Task brief
Take every line from the first down to the line with "import seaborn as sns" and set it down exactly, without the pictures.

━━ Given information

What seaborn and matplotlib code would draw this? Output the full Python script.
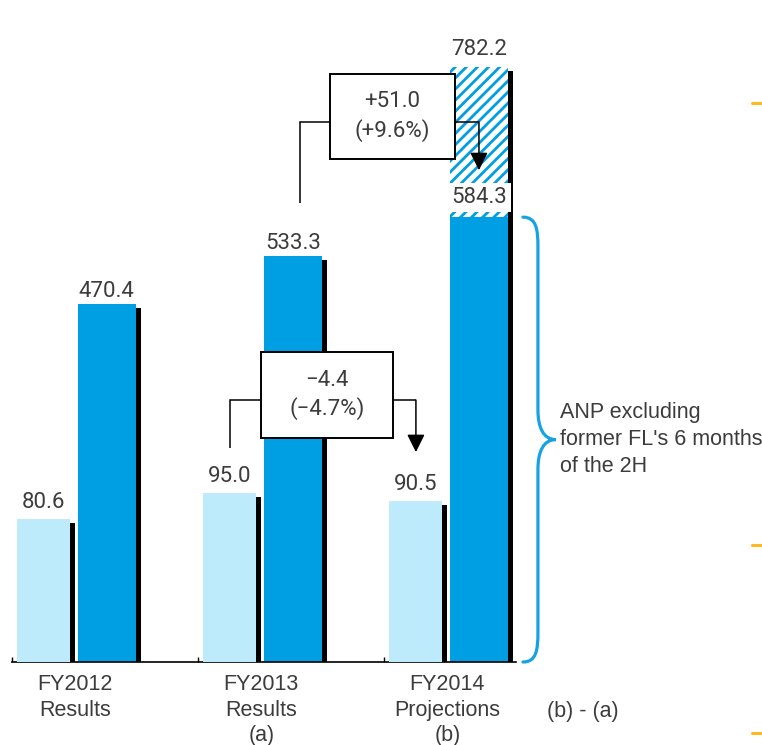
import numpy as np
import pandas as pd
import matplotlib
matplotlib.use("Agg")
import matplotlib.pyplot as plt
import matplotlib.patheffects as pe
from matplotlib.lines import Line2D
from matplotlib.path import Path
from matplotlib.patches import PathPatch, Rectangle
import seaborn as sns

# ---- data ----
periods = ["FY2012\nResults", "FY2013\nResults\n(a)", "FY2014\nProjections\n(b)"]
small_values = [80.6, 95.0, 90.5]          # light bars (secondary scale)
anp_values = [470.4, 533.3, 584.3]         # ANP excluding former FL's 2H
anp_with_fl = [np.nan, np.nan, 782.2]      # FY2014 projection incl. former FL's 2H
small_change = "−4.4\n(−4.7%)"
anp_change = "+51.0\n(+9.6%)"
brace_note = "ANP excluding\nformer FL's 6 months\nof the 2H"
diff_label = "(b) - (a)"

# ---- style ----
LIGHT = "#BDEBFC"
DARK = "#009FE3"
BRACE = "#17A2E6"
TEXT = "#3C3C3C"
ORANGE = "#FBBA22"
NUM_FONT = ["Roboto", "DejaVu Sans"]

sns.set_theme(style="white")
plt.rcParams["font.family"] = ["Liberation Sans", "DejaVu Sans"]
plt.rcParams["hatch.linewidth"] = 2.0

W = 0.677
hue_order = ["small", "anp"]

fig = plt.figure(figsize=(7.62, 7.45), dpi=100)
ax = fig.add_axes([12 / 762, 83 / 745, 504 / 762, 642 / 745])
ax2 = ax.twinx()

shadow = [pe.SimplePatchShadow(offset=(3.6, -2.9), shadow_rgbFace="black",
                               alpha=1.0, hatch=None),
          pe.Normal()]


def bars(target, values, series, gap, palette, **kw):
    df = pd.DataFrame({"period": periods, "value": values, "series": series})
    n0 = len(target.patches)
    sns.barplot(data=df, x="period", y="value", hue="series", hue_order=hue_order,
                order=periods, palette=palette, width=W, gap=gap, dodge=True,
                saturation=1, errorbar=None, legend=False, ax=target, **kw)
    new = list(target.patches[n0:])
    for p in new:
        p.set_path_effects(shadow)
    return new


fl_bars = bars(ax, anp_with_fl, "anp", 0.08, {"small": LIGHT, "anp": "white"},
               edgecolor=DARK, linewidth=0, hatch="///")
anp_bars = bars(ax, anp_values, "anp", 0.08, {"small": LIGHT, "anp": DARK}, linewidth=0)
small_bars = bars(ax2, small_values, "small", 0.16, {"small": LIGHT, "anp": DARK}, linewidth=0)

ax.set_ylim(0, 843.3)
ax2.set_ylim(0, 361.1)
ax.set_xlim(-W / 2, -W / 2 + 504 / 186.2)
for a in (ax, ax2):
    a.set_xlabel("")
    a.set_ylabel("")
    a.set_yticks([])
    for s in ("left", "right", "top"):
        a.spines[s].set_visible(False)
ax2.spines["bottom"].set_visible(False)
ax.spines["bottom"].set_color("black")
ax.spines["bottom"].set_linewidth(1.2)

ax.set_xticks([i - W / 2 for i in range(len(periods))], labels=[""] * len(periods))
ax.set_xticks(range(len(periods)), labels=periods, minor=True)
ax.tick_params(axis="x", which="major", direction="in", length=3.5, width=1,
               color="black", bottom=True)
ax.tick_params(axis="x", which="minor", length=0, pad=8.5, labelsize=15.5,
               labelcolor=TEXT)
for lbl in ax.get_xticklabels(minor=True):
    lbl.set_linespacing(1.3)


def center(p):
    return p.get_x() + p.get_width() / 2


def xpx(px):
    x0, x1 = ax.get_xlim()
    return px * (x1 - x0) / ax.bbox.width


def ypx(target, px):
    y0, y1 = target.get_ylim()
    return px * (y1 - y0) / target.bbox.height


# ---- value labels ----
def value_label(target, p, value, dy, **kw):
    target.annotate(f"{value:.1f}", (center(p), value), xytext=(0, dy),
                    textcoords="offset points", ha="center", va="baseline",
                    fontsize=16, family=NUM_FONT, color=TEXT, zorder=6, **kw)


for p, v in zip(anp_bars, anp_values):
    if p is anp_bars[-1]:
        value_label(ax, p, v, 10, bbox=dict(boxstyle="square,pad=0.18",
                                            fc="white", ec="none"))
    else:
        value_label(ax, p, v, 5)
for p, v in zip(small_bars, small_values):
    value_label(ax2, p, v, 8)
fl_total = [v for v in anp_with_fl if not np.isnan(v)]
for p, v in zip(fl_bars, fl_total):
    value_label(ax, p, v, 8)


# ---- change callouts ----
def callout(target, xa, xb, y_start, level, tip, text, box_w, box_h, box_dx, box_dy):
    line_kw = dict(color="black", lw=1.1, clip_on=False, zorder=8,
                   solid_capstyle="butt", solid_joinstyle="miter")
    cx = (xa + xb) / 2 + xpx(box_dx)
    cy = level + ypx(target, box_dy)
    hw, hh = xpx(box_w / 2), ypx(target, box_h / 2)
    target.plot([xa, xa, cx - hw], [y_start, level, level], **line_kw)
    target.plot([cx + hw, xb], [level, level], **line_kw)
    target.annotate("", xy=(xb, tip), xytext=(xb, level), zorder=8,
                    annotation_clip=False,
                    arrowprops=dict(arrowstyle="-|>,head_length=0.6,head_width=0.3",
                                    mutation_scale=18, lw=1.1, color="black",
                                    shrinkA=0, shrinkB=0))
    target.add_patch(Rectangle((cx - hw, cy - hh), 2 * hw, 2 * hh, fc="white",
                               ec="black", lw=1.4, clip_on=False, zorder=9))
    target.text(cx, cy, text, ha="center", va="center", fontsize=16,
                family=NUM_FONT, color=TEXT, linespacing=1.35, zorder=10)


callout(ax2, center(small_bars[1]), center(small_bars[2]),
        small_values[1] + ypx(ax2, 45), small_values[1] + ypx(ax2, 93),
        small_values[2] + ypx(ax2, 49), small_change, 132, 86, 4, 5)
callout(ax, center(anp_bars[1]) + xpx(7), center(anp_bars[2]),
        anp_values[1] + ypx(ax, 53), anp_values[1] + ypx(ax, 134),
        anp_values[2] + ypx(ax, 47), anp_change, 125, 85, 3, 5.5)

# ---- brace beside the FY2014 ANP bar ----
edge = anp_bars[2].get_x() + anp_bars[2].get_width()
xa, xb, xc = edge + xpx(15), edge + xpx(30), edge + xpx(48)
top, bot = anp_values[2], 0.0
mid = (top + bot) / 2
r = ypx(ax, 30)
verts = [
    (xa, top), (xa + 0.9 * (xb - xa), top), (xb, top - 0.4 * r), (xb, top - r),
    (xb, mid + r),
    (xb, mid + 0.4 * r), (xb + 0.3 * (xc - xb), mid), (xc, mid),
    (xb + 0.3 * (xc - xb), mid), (xb, mid - 0.4 * r), (xb, mid - r),
    (xb, bot + r),
    (xb, bot + 0.4 * r), (xa + 0.9 * (xb - xa), bot), (xa, bot),
]
codes = ([Path.MOVETO] + [Path.CURVE4] * 3 + [Path.LINETO] + [Path.CURVE4] * 6
         + [Path.LINETO] + [Path.CURVE4] * 3)
ax.add_patch(PathPatch(Path(verts, codes), fc="none", ec=BRACE, lw=2.3,
                       clip_on=False, capstyle="round", zorder=5))
ax.annotate(brace_note, (xc, mid), xytext=(3, 0), textcoords="offset points",
            ha="left", va="center", fontsize=15.5, color=TEXT, linespacing=1.35,
            annotation_clip=False)

fig.text(547 / 762, 1 - 711 / 745, diff_label, ha="left", va="center",
         fontsize=15.5, color=TEXT)

# ---- slide edge markers ----
for yy in (103, 545, 733):
    fig.add_artist(Line2D([752 / 762, 1.0], [1 - yy / 745] * 2,
                          transform=fig.transFigure, color=ORANGE, lw=2.2))

fig.savefig("out.png", dpi=100)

━━━━

Result of the exercise
What seaborn and matplotlib code would draw this? Output the full Python script.
import numpy as np
import pandas as pd
import matplotlib
matplotlib.use("Agg")
import matplotlib.pyplot as plt
import matplotlib.patheffects as pe
from matplotlib.lines import Line2D
from matplotlib.path import Path
from matplotlib.patches import PathPatch, Rectangle
import seaborn as sns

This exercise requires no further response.